■ Stated task ■
Leaving out all pictures, please print only the lines from the one containing "What Apache ECharts" through the one containing "const titleText = 'Number".

[Figure scripts]
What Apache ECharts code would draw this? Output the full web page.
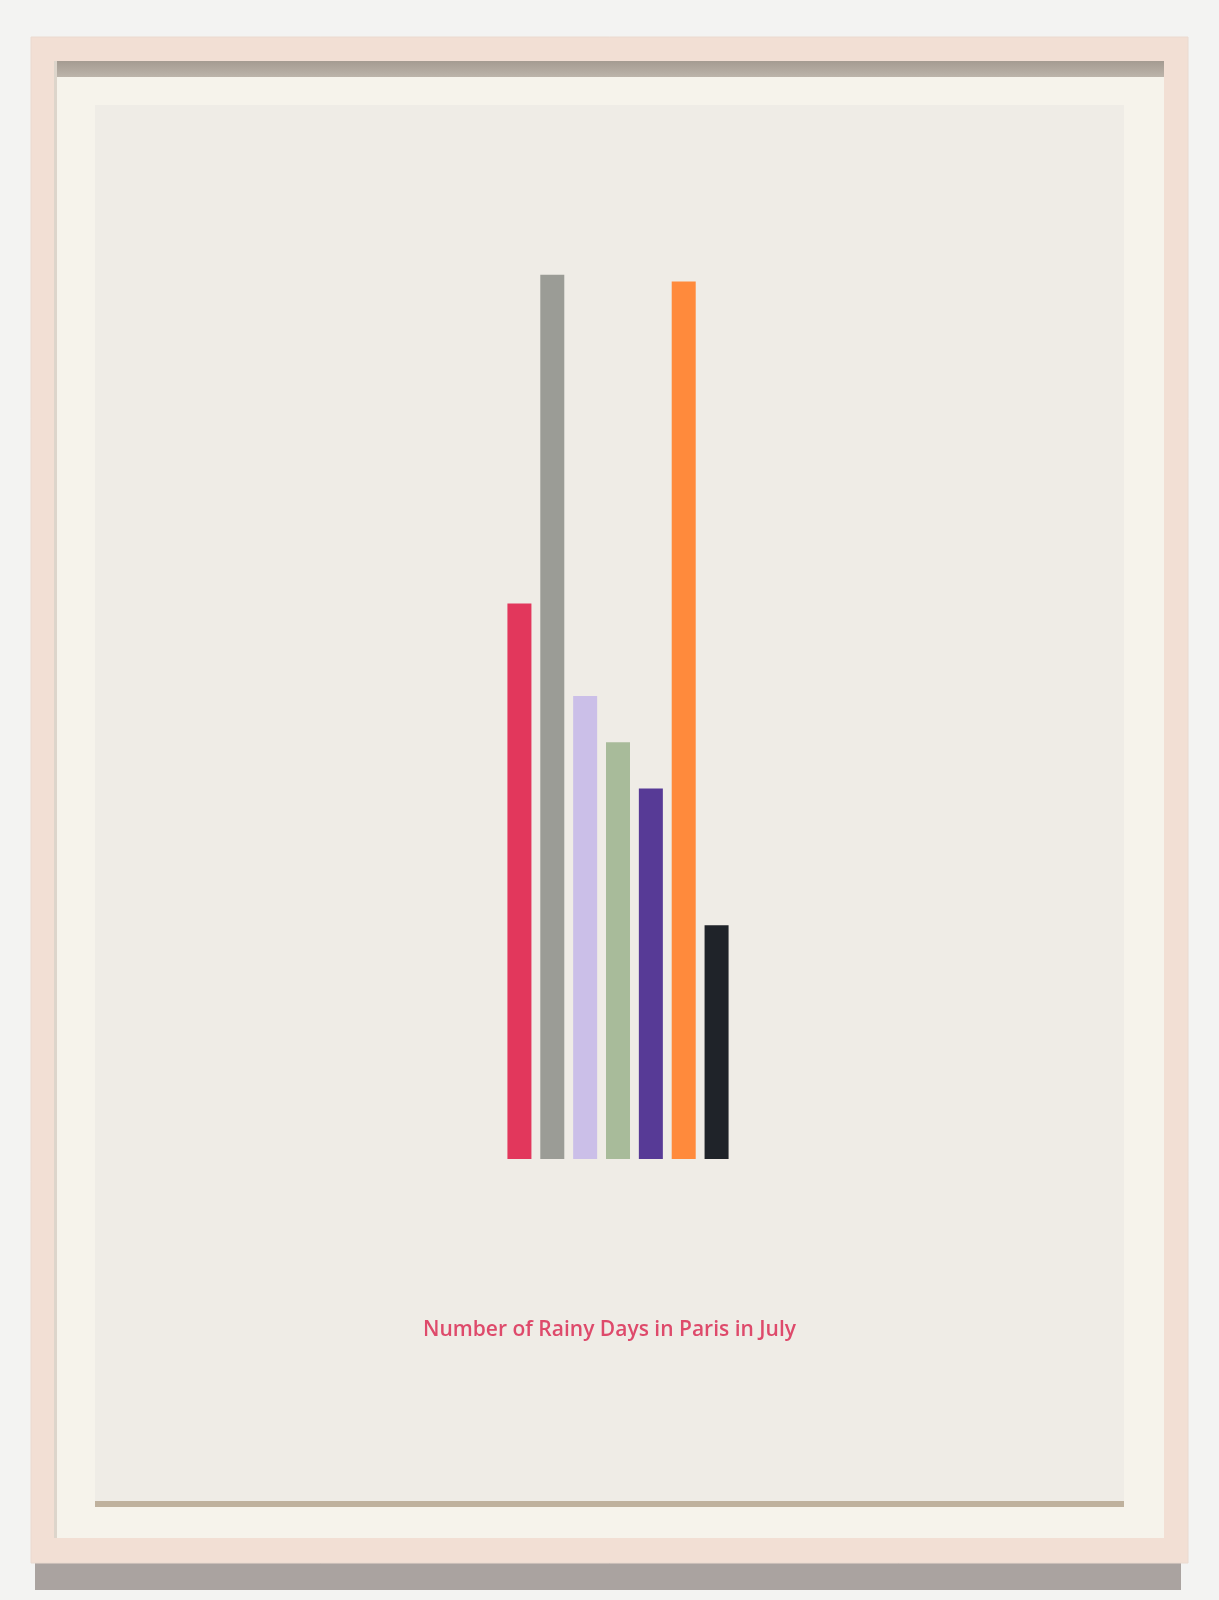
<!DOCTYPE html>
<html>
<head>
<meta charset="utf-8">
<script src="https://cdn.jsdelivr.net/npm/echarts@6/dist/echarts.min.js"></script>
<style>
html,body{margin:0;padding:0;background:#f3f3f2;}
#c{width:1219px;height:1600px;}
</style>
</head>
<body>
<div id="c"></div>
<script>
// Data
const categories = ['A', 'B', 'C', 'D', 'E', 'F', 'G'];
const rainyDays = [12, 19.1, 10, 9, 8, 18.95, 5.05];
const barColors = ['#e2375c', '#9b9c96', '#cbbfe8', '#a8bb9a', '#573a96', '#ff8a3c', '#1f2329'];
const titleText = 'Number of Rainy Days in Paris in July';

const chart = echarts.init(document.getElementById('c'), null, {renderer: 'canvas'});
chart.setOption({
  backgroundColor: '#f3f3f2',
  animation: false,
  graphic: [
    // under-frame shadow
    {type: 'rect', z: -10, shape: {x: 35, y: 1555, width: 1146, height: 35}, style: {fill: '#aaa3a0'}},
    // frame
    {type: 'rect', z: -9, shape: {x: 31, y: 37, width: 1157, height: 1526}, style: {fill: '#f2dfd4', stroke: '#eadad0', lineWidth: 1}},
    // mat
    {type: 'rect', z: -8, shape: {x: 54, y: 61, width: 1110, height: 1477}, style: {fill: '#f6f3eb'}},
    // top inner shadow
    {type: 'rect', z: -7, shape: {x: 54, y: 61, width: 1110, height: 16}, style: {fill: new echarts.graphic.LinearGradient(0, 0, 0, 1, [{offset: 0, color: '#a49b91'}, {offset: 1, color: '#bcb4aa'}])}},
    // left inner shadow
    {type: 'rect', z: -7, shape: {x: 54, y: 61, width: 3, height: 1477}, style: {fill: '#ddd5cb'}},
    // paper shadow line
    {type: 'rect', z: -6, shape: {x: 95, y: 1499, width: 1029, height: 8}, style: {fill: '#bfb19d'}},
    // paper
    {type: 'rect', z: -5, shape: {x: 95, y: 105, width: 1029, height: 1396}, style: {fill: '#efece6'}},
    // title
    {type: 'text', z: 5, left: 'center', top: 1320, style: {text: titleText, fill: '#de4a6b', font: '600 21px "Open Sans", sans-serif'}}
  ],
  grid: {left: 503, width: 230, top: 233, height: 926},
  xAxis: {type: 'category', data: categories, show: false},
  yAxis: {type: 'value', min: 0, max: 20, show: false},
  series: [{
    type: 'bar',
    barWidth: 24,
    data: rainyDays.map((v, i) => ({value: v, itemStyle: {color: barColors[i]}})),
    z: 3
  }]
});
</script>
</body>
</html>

--

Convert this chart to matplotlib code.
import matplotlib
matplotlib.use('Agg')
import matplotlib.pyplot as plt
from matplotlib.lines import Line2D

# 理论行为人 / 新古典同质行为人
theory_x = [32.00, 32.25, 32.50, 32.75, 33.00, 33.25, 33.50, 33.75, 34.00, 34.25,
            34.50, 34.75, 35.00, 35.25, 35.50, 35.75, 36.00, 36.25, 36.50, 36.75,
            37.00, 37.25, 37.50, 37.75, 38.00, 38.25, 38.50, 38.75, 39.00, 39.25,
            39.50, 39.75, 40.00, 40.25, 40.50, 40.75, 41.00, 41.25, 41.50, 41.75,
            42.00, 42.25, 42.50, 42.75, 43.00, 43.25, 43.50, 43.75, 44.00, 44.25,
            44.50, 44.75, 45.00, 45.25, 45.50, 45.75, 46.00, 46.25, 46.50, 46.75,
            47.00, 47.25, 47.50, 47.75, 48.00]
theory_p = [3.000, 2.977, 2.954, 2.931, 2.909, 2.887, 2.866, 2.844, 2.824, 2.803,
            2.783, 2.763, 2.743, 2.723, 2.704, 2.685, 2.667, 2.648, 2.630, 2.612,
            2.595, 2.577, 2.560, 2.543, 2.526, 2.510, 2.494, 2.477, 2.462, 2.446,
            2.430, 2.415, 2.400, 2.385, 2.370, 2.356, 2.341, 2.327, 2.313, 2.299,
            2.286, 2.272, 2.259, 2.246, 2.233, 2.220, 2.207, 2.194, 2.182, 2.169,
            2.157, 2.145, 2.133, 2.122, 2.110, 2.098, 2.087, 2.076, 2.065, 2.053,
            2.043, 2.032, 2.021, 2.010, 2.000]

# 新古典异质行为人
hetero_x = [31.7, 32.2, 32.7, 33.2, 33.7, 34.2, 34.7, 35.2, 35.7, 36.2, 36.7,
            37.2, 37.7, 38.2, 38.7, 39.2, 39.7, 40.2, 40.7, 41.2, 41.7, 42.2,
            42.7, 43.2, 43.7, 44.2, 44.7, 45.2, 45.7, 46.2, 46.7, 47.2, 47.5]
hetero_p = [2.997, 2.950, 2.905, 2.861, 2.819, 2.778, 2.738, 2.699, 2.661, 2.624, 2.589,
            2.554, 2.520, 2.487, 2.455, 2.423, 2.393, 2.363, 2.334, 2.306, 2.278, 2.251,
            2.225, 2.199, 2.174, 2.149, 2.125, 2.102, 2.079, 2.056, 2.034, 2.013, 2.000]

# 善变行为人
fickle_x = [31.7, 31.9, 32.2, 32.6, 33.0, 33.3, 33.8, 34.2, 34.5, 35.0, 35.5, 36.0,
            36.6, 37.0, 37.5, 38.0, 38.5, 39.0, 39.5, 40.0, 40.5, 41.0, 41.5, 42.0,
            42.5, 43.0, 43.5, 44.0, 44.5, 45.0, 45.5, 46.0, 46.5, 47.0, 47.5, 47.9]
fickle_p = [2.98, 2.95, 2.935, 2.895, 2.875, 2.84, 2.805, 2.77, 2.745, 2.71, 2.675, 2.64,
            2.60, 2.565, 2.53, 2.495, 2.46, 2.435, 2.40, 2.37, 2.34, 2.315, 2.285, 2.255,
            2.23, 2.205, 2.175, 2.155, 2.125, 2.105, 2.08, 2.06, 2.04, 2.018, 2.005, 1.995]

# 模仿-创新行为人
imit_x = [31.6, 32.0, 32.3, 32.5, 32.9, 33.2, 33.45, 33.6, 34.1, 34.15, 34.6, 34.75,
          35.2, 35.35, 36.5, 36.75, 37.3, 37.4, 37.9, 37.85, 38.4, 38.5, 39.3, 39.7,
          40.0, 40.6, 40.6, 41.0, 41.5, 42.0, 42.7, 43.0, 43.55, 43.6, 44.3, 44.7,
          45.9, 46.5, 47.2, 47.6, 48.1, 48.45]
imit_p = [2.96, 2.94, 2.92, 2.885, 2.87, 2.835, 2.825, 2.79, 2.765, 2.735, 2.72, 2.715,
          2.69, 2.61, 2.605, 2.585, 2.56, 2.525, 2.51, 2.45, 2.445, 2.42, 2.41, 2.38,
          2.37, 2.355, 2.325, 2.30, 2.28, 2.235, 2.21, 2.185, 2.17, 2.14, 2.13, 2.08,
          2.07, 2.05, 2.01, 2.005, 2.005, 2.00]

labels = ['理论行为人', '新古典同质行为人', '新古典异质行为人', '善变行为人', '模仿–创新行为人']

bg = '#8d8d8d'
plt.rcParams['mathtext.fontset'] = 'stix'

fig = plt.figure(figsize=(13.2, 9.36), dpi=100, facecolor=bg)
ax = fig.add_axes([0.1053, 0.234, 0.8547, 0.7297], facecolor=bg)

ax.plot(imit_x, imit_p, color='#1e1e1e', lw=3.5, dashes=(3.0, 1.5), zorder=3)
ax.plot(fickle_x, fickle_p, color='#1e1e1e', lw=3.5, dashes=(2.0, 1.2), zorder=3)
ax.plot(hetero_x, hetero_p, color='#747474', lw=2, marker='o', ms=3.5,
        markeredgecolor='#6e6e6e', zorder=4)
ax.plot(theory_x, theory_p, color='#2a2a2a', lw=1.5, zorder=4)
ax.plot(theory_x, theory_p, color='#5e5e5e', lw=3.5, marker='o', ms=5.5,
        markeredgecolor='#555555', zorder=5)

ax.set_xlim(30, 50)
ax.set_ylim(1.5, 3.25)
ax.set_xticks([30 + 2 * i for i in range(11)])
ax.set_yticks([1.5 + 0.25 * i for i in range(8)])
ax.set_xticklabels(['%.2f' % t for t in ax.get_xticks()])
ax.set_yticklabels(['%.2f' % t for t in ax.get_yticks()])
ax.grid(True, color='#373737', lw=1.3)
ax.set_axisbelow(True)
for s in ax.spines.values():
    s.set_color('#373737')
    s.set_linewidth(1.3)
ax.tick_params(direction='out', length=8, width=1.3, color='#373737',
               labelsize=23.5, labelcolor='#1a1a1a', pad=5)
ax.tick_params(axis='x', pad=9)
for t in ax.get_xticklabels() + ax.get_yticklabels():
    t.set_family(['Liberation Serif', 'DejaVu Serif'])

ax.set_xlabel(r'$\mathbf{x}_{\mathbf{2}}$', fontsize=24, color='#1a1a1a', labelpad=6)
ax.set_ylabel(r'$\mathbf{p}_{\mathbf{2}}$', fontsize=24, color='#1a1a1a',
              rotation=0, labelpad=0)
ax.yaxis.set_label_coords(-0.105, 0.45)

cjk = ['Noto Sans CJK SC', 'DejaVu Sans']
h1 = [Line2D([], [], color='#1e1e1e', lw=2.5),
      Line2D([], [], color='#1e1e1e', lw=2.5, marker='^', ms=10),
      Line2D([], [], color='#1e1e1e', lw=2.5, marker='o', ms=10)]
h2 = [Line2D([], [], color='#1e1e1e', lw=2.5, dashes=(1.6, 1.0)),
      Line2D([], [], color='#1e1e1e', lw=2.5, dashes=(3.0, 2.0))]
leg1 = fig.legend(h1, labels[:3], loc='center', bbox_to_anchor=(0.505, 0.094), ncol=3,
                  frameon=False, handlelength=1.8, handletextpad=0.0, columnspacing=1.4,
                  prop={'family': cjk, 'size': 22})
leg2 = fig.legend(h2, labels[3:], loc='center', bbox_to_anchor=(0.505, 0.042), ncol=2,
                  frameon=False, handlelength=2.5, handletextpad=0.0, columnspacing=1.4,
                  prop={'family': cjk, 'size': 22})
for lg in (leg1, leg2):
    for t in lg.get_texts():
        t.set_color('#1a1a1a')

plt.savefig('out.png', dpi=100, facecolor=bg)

■ Exercise solution ■
What Apache ECharts code would draw this? Output the full web page.
<!DOCTYPE html>
<html>
<head>
<meta charset="utf-8">
<script src="https://cdn.jsdelivr.net/npm/echarts@6/dist/echarts.min.js"></script>
<style>
html,body{margin:0;padding:0;background:#f3f3f2;}
#c{width:1219px;height:1600px;}
</style>
</head>
<body>
<div id="c"></div>
<script>
// Data
const categories = ['A', 'B', 'C', 'D', 'E', 'F', 'G'];
const rainyDays = [12, 19.1, 10, 9, 8, 18.95, 5.05];
const barColors = ['#e2375c', '#9b9c96', '#cbbfe8', '#a8bb9a', '#573a96', '#ff8a3c', '#1f2329'];
const titleText = 'Number of Rainy Days in Paris in July';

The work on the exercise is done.